Given task: Skip pictures; extract every line from the one with "What matplotlib code" through the one with "plt.rcParams['mathtext.it'] = 'Liberation", exactly as written.

★ ★ ★ ★

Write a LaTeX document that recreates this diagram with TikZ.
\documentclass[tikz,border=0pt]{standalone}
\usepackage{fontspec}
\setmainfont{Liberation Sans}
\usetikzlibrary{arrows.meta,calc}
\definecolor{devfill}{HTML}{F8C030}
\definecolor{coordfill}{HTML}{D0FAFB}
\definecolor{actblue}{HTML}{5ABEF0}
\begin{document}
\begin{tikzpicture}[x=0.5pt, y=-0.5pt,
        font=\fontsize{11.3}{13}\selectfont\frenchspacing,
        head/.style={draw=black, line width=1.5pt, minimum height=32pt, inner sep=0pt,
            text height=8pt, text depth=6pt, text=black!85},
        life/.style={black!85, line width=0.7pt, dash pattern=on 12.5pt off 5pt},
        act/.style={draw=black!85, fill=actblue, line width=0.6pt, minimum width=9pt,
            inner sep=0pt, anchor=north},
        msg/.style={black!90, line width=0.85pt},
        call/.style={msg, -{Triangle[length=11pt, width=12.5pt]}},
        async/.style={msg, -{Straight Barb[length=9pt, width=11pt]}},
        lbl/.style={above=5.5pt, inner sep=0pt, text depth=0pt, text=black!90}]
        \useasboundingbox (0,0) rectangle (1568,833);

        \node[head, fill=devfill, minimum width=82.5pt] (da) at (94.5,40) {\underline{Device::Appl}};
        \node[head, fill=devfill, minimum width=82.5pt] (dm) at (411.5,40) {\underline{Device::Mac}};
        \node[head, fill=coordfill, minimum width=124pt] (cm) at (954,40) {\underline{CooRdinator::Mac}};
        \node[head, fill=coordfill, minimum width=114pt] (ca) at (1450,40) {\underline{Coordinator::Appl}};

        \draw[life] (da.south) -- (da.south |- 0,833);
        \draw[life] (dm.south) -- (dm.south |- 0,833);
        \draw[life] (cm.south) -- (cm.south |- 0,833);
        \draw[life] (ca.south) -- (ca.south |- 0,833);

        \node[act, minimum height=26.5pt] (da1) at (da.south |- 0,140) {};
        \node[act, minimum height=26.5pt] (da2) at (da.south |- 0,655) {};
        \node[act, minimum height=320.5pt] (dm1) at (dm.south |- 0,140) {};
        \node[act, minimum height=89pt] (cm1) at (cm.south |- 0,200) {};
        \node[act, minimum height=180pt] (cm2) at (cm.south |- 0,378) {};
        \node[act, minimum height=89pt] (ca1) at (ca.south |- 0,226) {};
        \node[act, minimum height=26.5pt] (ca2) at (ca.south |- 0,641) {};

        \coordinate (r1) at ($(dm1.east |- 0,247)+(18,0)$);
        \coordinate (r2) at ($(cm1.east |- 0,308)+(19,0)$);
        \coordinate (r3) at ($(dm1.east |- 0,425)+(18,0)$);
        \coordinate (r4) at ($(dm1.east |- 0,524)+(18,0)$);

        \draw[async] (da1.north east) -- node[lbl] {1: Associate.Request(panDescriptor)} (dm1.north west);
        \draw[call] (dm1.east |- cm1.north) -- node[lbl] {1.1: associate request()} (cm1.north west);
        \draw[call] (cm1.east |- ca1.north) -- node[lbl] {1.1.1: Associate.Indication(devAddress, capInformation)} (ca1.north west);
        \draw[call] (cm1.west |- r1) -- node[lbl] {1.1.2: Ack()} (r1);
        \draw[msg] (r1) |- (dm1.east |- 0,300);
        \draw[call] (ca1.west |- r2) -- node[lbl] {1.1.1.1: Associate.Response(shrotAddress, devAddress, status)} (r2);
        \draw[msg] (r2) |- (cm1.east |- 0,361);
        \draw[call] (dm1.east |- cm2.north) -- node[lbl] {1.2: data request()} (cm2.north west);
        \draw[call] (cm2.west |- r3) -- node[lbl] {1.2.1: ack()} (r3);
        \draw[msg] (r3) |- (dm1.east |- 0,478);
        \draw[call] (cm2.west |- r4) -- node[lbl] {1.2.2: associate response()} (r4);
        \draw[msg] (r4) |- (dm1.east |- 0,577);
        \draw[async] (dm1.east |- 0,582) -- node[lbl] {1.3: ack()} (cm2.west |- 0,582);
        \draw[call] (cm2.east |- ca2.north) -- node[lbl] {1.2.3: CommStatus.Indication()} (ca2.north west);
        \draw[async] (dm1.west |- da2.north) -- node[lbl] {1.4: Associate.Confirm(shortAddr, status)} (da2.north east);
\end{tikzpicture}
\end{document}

★ ★ ★ ★

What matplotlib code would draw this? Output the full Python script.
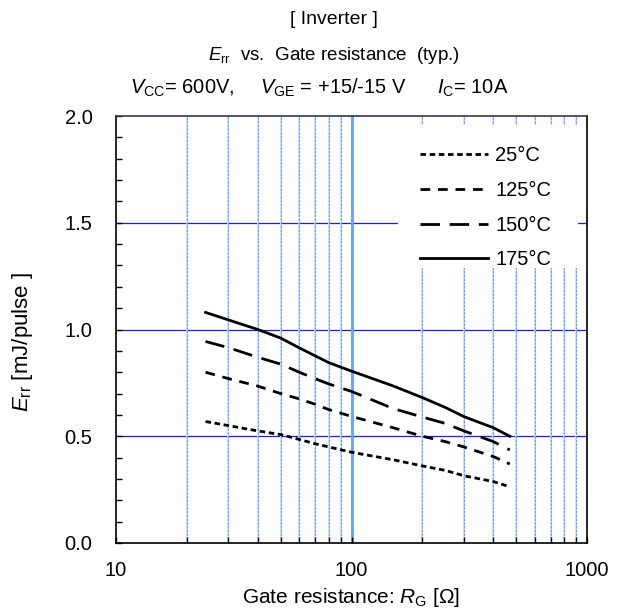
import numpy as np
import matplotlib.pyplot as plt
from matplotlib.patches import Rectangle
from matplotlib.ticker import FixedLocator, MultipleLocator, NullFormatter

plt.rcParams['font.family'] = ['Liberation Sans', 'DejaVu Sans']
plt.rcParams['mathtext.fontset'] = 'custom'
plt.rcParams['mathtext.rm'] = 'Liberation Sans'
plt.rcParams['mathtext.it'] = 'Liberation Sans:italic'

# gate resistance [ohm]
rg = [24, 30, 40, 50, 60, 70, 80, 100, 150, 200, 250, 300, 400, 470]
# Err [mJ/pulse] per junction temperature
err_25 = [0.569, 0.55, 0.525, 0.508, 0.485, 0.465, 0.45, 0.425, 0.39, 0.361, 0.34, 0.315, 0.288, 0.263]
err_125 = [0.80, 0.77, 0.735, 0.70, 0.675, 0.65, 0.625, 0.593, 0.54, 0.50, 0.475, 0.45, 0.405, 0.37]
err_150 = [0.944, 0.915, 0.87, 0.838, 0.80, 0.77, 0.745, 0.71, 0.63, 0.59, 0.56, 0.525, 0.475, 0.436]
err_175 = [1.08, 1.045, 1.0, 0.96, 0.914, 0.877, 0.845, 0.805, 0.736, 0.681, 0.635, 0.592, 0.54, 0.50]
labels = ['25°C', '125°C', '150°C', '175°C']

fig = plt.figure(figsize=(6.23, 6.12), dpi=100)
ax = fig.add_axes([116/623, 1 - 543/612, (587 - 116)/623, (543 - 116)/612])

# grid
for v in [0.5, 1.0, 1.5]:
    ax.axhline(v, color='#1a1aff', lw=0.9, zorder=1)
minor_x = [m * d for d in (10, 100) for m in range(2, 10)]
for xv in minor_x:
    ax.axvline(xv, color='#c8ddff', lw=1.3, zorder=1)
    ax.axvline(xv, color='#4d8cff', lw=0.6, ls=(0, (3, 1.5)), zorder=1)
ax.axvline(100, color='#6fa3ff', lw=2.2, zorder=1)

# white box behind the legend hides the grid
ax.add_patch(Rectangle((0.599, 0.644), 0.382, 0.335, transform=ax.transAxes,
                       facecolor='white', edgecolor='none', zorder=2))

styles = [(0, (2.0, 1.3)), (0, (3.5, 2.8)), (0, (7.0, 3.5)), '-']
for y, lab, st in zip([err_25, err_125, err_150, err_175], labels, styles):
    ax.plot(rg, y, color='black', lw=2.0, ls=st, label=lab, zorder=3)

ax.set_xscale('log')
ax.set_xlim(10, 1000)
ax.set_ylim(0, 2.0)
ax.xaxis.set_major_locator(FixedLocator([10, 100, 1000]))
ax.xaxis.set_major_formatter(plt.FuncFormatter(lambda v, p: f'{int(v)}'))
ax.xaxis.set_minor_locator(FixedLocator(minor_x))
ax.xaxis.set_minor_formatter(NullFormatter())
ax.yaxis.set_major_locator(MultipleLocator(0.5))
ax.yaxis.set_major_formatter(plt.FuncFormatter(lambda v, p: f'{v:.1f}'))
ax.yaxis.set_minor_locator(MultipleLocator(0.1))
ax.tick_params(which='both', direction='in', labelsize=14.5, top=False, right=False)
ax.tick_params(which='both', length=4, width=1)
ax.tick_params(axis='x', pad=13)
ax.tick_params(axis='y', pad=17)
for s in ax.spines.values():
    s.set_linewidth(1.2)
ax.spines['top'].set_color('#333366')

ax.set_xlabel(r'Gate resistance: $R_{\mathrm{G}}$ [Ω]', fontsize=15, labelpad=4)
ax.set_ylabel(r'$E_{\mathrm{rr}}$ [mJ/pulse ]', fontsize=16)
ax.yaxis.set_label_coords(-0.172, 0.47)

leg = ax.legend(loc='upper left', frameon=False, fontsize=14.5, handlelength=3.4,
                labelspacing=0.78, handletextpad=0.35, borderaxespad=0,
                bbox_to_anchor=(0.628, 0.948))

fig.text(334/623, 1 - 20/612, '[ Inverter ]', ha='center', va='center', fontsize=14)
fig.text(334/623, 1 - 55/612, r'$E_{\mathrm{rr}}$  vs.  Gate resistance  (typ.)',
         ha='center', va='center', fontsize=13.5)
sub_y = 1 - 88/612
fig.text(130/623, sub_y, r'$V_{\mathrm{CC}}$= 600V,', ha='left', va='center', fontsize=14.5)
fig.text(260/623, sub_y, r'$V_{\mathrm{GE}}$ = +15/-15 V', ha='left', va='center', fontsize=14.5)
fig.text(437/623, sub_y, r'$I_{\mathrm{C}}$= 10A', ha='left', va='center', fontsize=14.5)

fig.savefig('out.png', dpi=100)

★ ★ ★ ★

Exercise response:
What matplotlib code would draw this? Output the full Python script.
import numpy as np
import matplotlib.pyplot as plt
from matplotlib.patches import Rectangle
from matplotlib.ticker import FixedLocator, MultipleLocator, NullFormatter

plt.rcParams['font.family'] = ['Liberation Sans', 'DejaVu Sans']
plt.rcParams['mathtext.fontset'] = 'custom'
plt.rcParams['mathtext.rm'] = 'Liberation Sans'
plt.rcParams['mathtext.it'] = 'Liberation Sans:italic'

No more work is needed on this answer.